-- Data --
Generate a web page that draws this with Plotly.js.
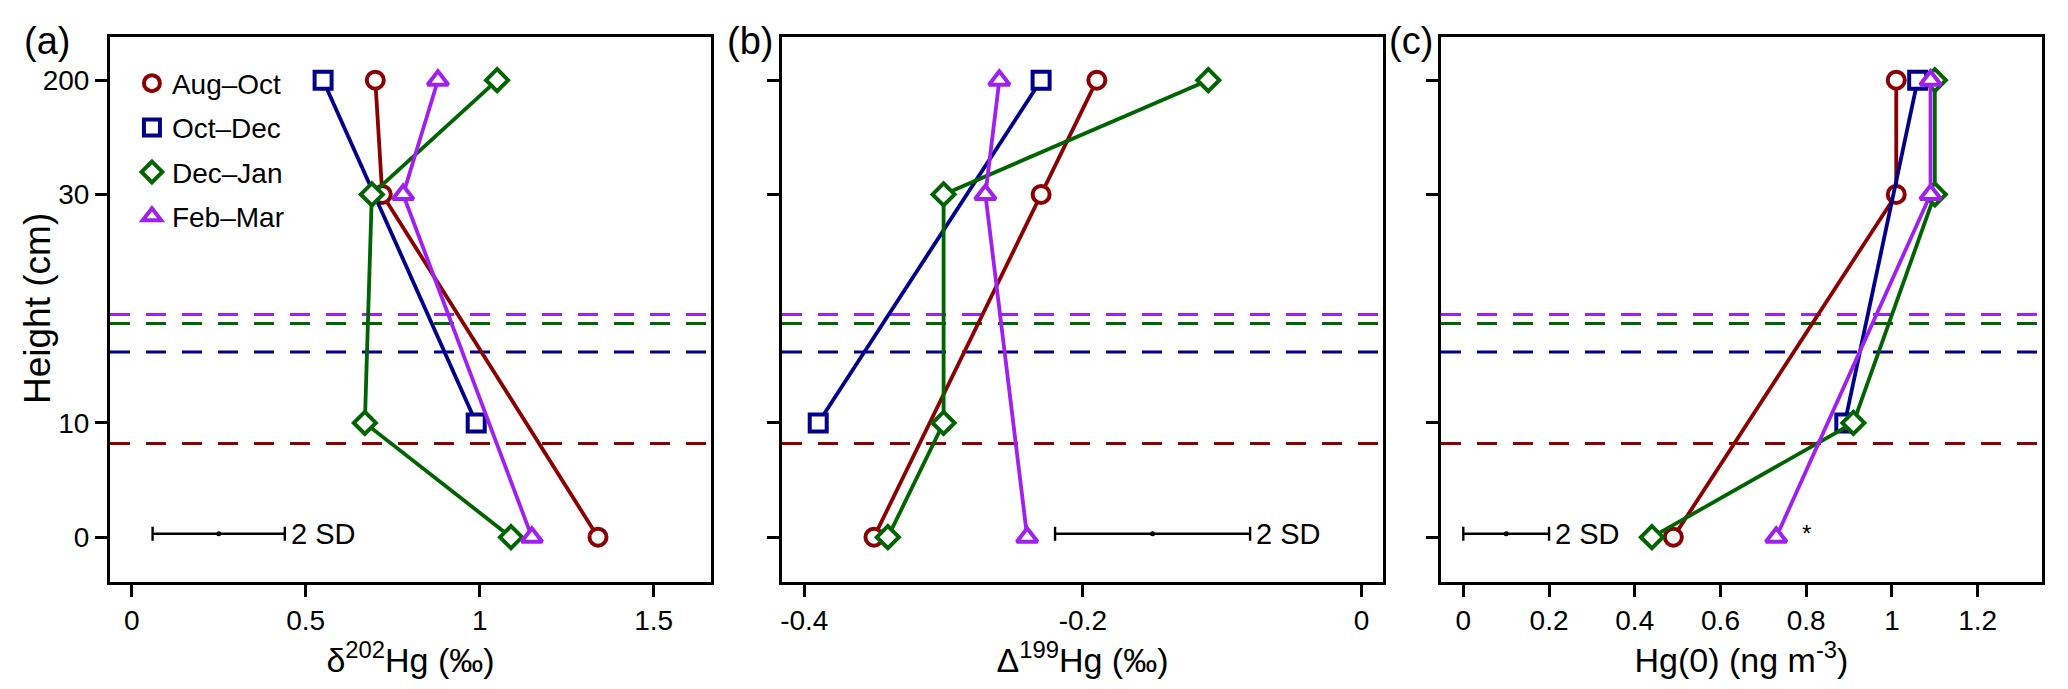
<!DOCTYPE html>
<html>
<head>
<meta charset="utf-8">
<script src="https://cdn.plot.ly/plotly-3.0.1.min.js"></script>
<style>html,body{margin:0;padding:0;background:#fff}#chart{width:2068px;height:689px}</style>
</head>
<body>
<div id="chart"></div>
<script>
// ---------------- data ----------------
const heights = [0, 10, 30, 200];                 // sampling heights (cm)
const heightTickLabels = ['0', '10', '30', '200'];
const seasons = ['Aug\u2013Oct', 'Oct\u2013Dec', 'Dec\u2013Jan', 'Feb\u2013Mar'];
const seasonColors = ['#8B0000', '#00008B', '#006400', '#A020F0'];
const seasonSymbols = ['circle', 'square', 'diamond', 'triangle-up'];
const snowDepth = [8.2, 16.2, 18.7, 19.5];        // dashed lines (cm), one per season

// panel (a) delta202Hg (permil), values at heights 0,10,30,200
const d202_AugOct = [1.34, null, 0.72, 0.70];
const d202_OctDec = [null, 0.99, null, 0.55];
const d202_DecJan = [1.09, 0.67, 0.69, 1.05];
const d202_FebMar = [1.15, null, 0.78, 0.88];

// panel (b) Delta199Hg (permil)
const D199_AugOct = [-0.35, null, -0.23, -0.19];
const D199_OctDec = [null, -0.39, null, -0.23];
const D199_DecJan = [-0.34, -0.30, -0.30, -0.11];
const D199_FebMar = [-0.24, null, -0.27, -0.26];

// panel (c) Hg(0) (ng m-3)
const hg0_AugOct = [0.49, null, 1.01, 1.01];
const hg0_OctDec = [null, 0.89, null, 1.06];
const hg0_DecJan = [0.44, 0.91, 1.10, 1.10];
const hg0_FebMar = [0.73, null, 1.09, 1.09];

// 2 SD reference bars: centre and half width per panel
const sdCenter = [0.25, -0.15, 0.10];
const sdHalf = [0.19, 0.07, 0.10];

const xTickVals = [[0, 0.5, 1, 1.5], [-0.4, -0.2, 0], [0, 0.2, 0.4, 0.6, 0.8, 1, 1.2]];
const xTickText = [['0', '0.5', '1', '1.5'], ['-0.4', '-0.2', '0'], ['0', '0.2', '0.4', '0.6', '0.8', '1', '1.2']];
const xTitles = ['\u03B4<sup>202</sup>Hg (\u2030)', '\u0394<sup>199</sup>Hg (\u2030)', 'Hg(0) (ng m<sup>-3</sup>)'];
const yTitle = 'Height (cm)';
const panelLabels = ['(a)', '(b)', '(c)'];

// ---------------- piecewise height scale ----------------
function hpos(h) {
  if (h <= 10) return h / 10;
  if (h <= 30) return 1 + (h - 10) / 10;
  return 3 + (h - 30) / 170;
}
const yPos = heights.map(hpos);

const panels = [
  [d202_AugOct, d202_OctDec, d202_DecJan, d202_FebMar],
  [D199_AugOct, D199_OctDec, D199_DecJan, D199_FebMar],
  [hg0_AugOct, hg0_OctDec, hg0_DecJan, hg0_FebMar]
];

const FONT = 'Liberation Sans, Arial, sans-serif';
const traces = [];
panels.forEach((series, p) => {
  const ax = p === 0 ? '' : String(p + 1);
  series.forEach((vals, s) => {
    traces.push({
      type: 'scatter', mode: 'lines+markers',
      x: vals, y: yPos, connectgaps: true,
      xaxis: 'x' + ax, yaxis: 'y' + ax,
      line: {color: seasonColors[s], width: 3.8},
      marker: {symbol: seasonSymbols[s], size: s === 3 ? 18 : 17, color: 'white',
               line: {color: seasonColors[s], width: 4}},
      showlegend: false, hoverinfo: 'x+y'
    });
  });
  // 2 SD bar
  traces.push({
    type: 'scatter', mode: 'markers',
    x: [sdCenter[p]], y: [hpos(0.3)],
    xaxis: 'x' + ax, yaxis: 'y' + ax,
    marker: {size: 5, color: 'black'},
    error_x: {type: 'data', array: [sdHalf[p]], color: 'black', thickness: 2.4, width: 7},
    showlegend: false, hoverinfo: 'skip'
  });
});
// legend entries
seasons.forEach((name, s) => {
  traces.push({
    type: 'scatter', mode: 'markers', x: [null], y: [null], name: name,
    legendgroup: 'g' + s,
    marker: {symbol: seasonSymbols[s], size: 16, color: 'white',
             line: {color: seasonColors[s], width: 4}}
  });
});

const W = 2068, H = 689;
const xDomains = [[110 / W, 711 / W], [782 / W, 1383 / W], [1441 / W, 2042 / W]];
const yDomain = [1 - 581.5 / H, 1 - 37 / H];
const xRanges = [[-0.0624, 1.6647], [-0.416, 0.0154], [-0.052, 1.350]];
const yRange = [-0.388, 4.378];

const layout = {
  width: W, height: H,
  margin: {l: 0, r: 0, t: 0, b: 0},
  paper_bgcolor: 'white', plot_bgcolor: 'white',
  font: {family: FONT, color: 'black'},
  showlegend: true,
  legend: {
    x: 0.0638, y: 0.9152, xanchor: 'left', yanchor: 'top',
    bgcolor: 'rgba(0,0,0,0)', borderwidth: 0,
    font: {family: FONT, size: 28, color: 'black'},
    tracegroupgap: 5, itemwidth: 30
  },
  shapes: [], annotations: []
};

for (let p = 0; p < 3; p++) {
  const ax = p === 0 ? '' : String(p + 1);
  layout['xaxis' + ax] = {
    domain: xDomains[p], range: xRanges[p], anchor: 'y' + ax,
    showline: true, mirror: true, linecolor: 'black', linewidth: 3,
    ticks: 'outside', ticklen: 12, tickwidth: 3, tickcolor: 'black',
    showgrid: false, zeroline: false,
    tickmode: 'array', tickvals: xTickVals[p], ticktext: xTickText[p],
    tickfont: {family: FONT, size: 28, color: 'black'},
    title: {text: xTitles[p], font: {family: FONT, size: 34, color: 'black'}, standoff: 5}
  };
  layout['yaxis' + ax] = {
    domain: yDomain, range: yRange, anchor: 'x' + ax,
    showline: true, mirror: true, linecolor: 'black', linewidth: 3,
    ticks: 'outside', ticklen: 12, tickwidth: 3, tickcolor: 'black',
    showgrid: false, zeroline: false,
    tickmode: 'array', tickvals: yPos, ticktext: heightTickLabels,
    showticklabels: p === 0,
    tickfont: {family: FONT, size: 28, color: 'black'}
  };
  snowDepth.forEach((d, s) => {
    layout.shapes.push({
      type: 'line', xref: 'x' + ax + ' domain', yref: 'y' + ax,
      x0: 0, x1: 1, y0: hpos(d), y1: hpos(d), layer: 'below',
      line: {color: seasonColors[s], width: 3, dash: '20px,16px'}
    });
  });
  layout.annotations.push({
    xref: 'x' + ax, yref: 'y' + ax, x: sdCenter[p] + sdHalf[p], y: hpos(0.3),
    xanchor: 'left', yanchor: 'middle', xshift: 4, showarrow: false,
    text: '2 SD', font: {family: FONT, size: 29, color: 'black'}
  });
  layout.annotations.push({
    xref: 'paper', yref: 'paper', x: [47, 750, 1411][p] / W, y: 1 - 41 / H,
    xanchor: 'center', yanchor: 'middle', showarrow: false,
    text: panelLabels[p], font: {family: FONT, size: 38, color: 'black'}
  });
}
// y axis title (placed as rotated annotation beside the first panel)
layout.annotations.push({
  xref: 'paper', yref: 'paper', x: 37.5 / W, y: 1 - 308.5 / H,
  xanchor: 'center', yanchor: 'middle', textangle: -90, showarrow: false,
  text: yTitle, font: {family: FONT, size: 37, color: 'black'}
});
layout.annotations.push({
  xref: 'x3', yref: 'y3', x: 0.80, y: hpos(0.3), xanchor: 'center', yanchor: 'middle',
  showarrow: false, text: '*', font: {family: FONT, size: 24, color: 'black'}
});

Plotly.newPlot('chart', traces, layout, {displayModeBar: false, staticPlot: true});
</script>
</body>
</html>
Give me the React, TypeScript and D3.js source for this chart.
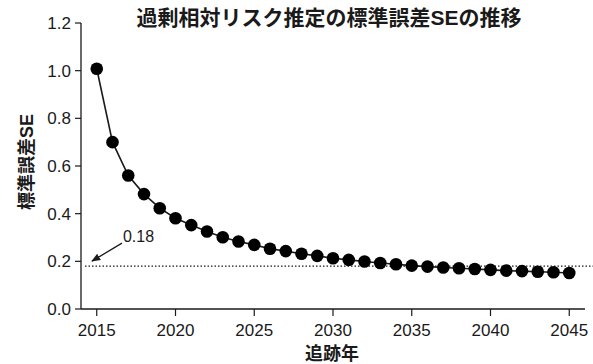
import React from "react";
import * as d3 from "d3";

const years = [2015,2016,2017,2018,2019,2020,2021,2022,2023,2024,2025,2026,2027,2028,2029,2030,2031,2032,2033,2034,2035,2036,2037,2038,2039,2040,2041,2042,2043,2044,2045];
const seValues = [1.008,0.70,0.56,0.482,0.423,0.381,0.352,0.325,0.301,0.283,0.269,0.253,0.243,0.232,0.223,0.213,0.206,0.199,0.193,0.188,0.182,0.178,0.174,0.171,0.168,0.164,0.161,0.159,0.156,0.154,0.151];
const xTicks = [2015,2020,2025,2030,2035,2040,2045];
const yTicks = [0.0,0.2,0.4,0.6,0.8,1.0,1.2];
const refValue = 0.18;
const refLabel = "0.18";
const title = "過剰相対リスク推定の標準誤差SEの推移";
const xLabel = "追跡年";
const yLabel = "標準誤差SE";

const FONT = "'Liberation Sans', Arial, 'Noto Sans CJK JP', sans-serif";
const INK = "#1a1a1a";

export default function App() {
  const W = 593, H = 364;
  const x = d3.scaleLinear().domain([2014, 2046]).range([81, 585]);
  const y = d3.scaleLinear().domain([0, 1.2]).range([309, 23]);
  const line = d3.line<number>().x((_, i) => x(years[i])).y((d) => y(d));
  const yr = y(refValue);
  const arrowEnd: [number, number] = [x(2014.7), yr - 5];
  const arrowStart: [number, number] = [x(2016.6), yr - 23];
  return (
    <svg width={W} height={H} style={{ position: "absolute", left: 0, top: 0, background: "#fff" }} fontFamily={FONT}>
      <defs>
        <marker id="ah" viewBox="0 0 10 10" refX="9" refY="5" markerWidth="7" markerHeight="7" orient="auto">
          <path d="M0,1 L10,5 L0,9 z" fill={INK} />
        </marker>
      </defs>
      <text x={329} y={25} textAnchor="middle" fontSize={21} fontWeight="bold" fill={INK}>{title}</text>
      {/* axes */}
      <line x1={x(2014)} x2={x(2014)} y1={y(1.2)} y2={y(0)} stroke={INK} strokeWidth={1.3} />
      <line x1={x(2014)} x2={x(2046)} y1={y(0)} y2={y(0)} stroke={INK} strokeWidth={1.3} />
      {yTicks.map((t) => (
        <g key={t}>
          <line x1={x(2014) - 6} x2={x(2014)} y1={y(t)} y2={y(t)} stroke={INK} strokeWidth={1.2} />
          <text x={x(2014) - 10} y={y(t)} dy="0.35em" textAnchor="end" fontSize={17} fill={INK}>{t.toFixed(1)}</text>
        </g>
      ))}
      {xTicks.map((t) => (
        <g key={t}>
          <line x1={x(t)} x2={x(t)} y1={y(0)} y2={y(0) + 7} stroke={INK} strokeWidth={1.2} />
          <text x={x(t)} y={y(0) + 27} textAnchor="middle" fontSize={17} fill={INK}>{t}</text>
        </g>
      ))}
      <text x={332} y={360} textAnchor="middle" fontSize={18} fontWeight="bold" fill={INK}>{xLabel}</text>
      <text transform={`translate(33,162) rotate(-90)`} textAnchor="middle" fontSize={18} fontWeight="bold" fill={INK}>{yLabel}</text>
      {/* reference line */}
      <line x1={x(2014) + 4} x2={W} y1={yr} y2={yr} stroke={INK} strokeWidth={1.2} strokeDasharray="1.5,2" />
      <line x1={arrowStart[0]} y1={arrowStart[1]} x2={arrowEnd[0]} y2={arrowEnd[1]} stroke={INK} strokeWidth={1.3} markerEnd="url(#ah)" />
      <text x={arrowStart[0] + 1} y={arrowStart[1] - 1} fontSize={16} fill={INK}>{refLabel}</text>
      {/* series */}
      <path d={line(seValues) || ""} fill="none" stroke={INK} strokeWidth={1.6} />
      {seValues.map((v, i) => (
        <circle key={years[i]} cx={x(years[i])} cy={y(v)} r={6.3} fill="#000" />
      ))}
    </svg>
  );
}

-- Objective --
For the material above, give again only the lines starting at the line that contains "Give me the" and ending at the line that contains "import * as". Pictures do not belong in the copy.

-- Result of the exercise --
Give me the React, TypeScript and D3.js source for this chart.
import React from "react";
import * as d3 from "d3";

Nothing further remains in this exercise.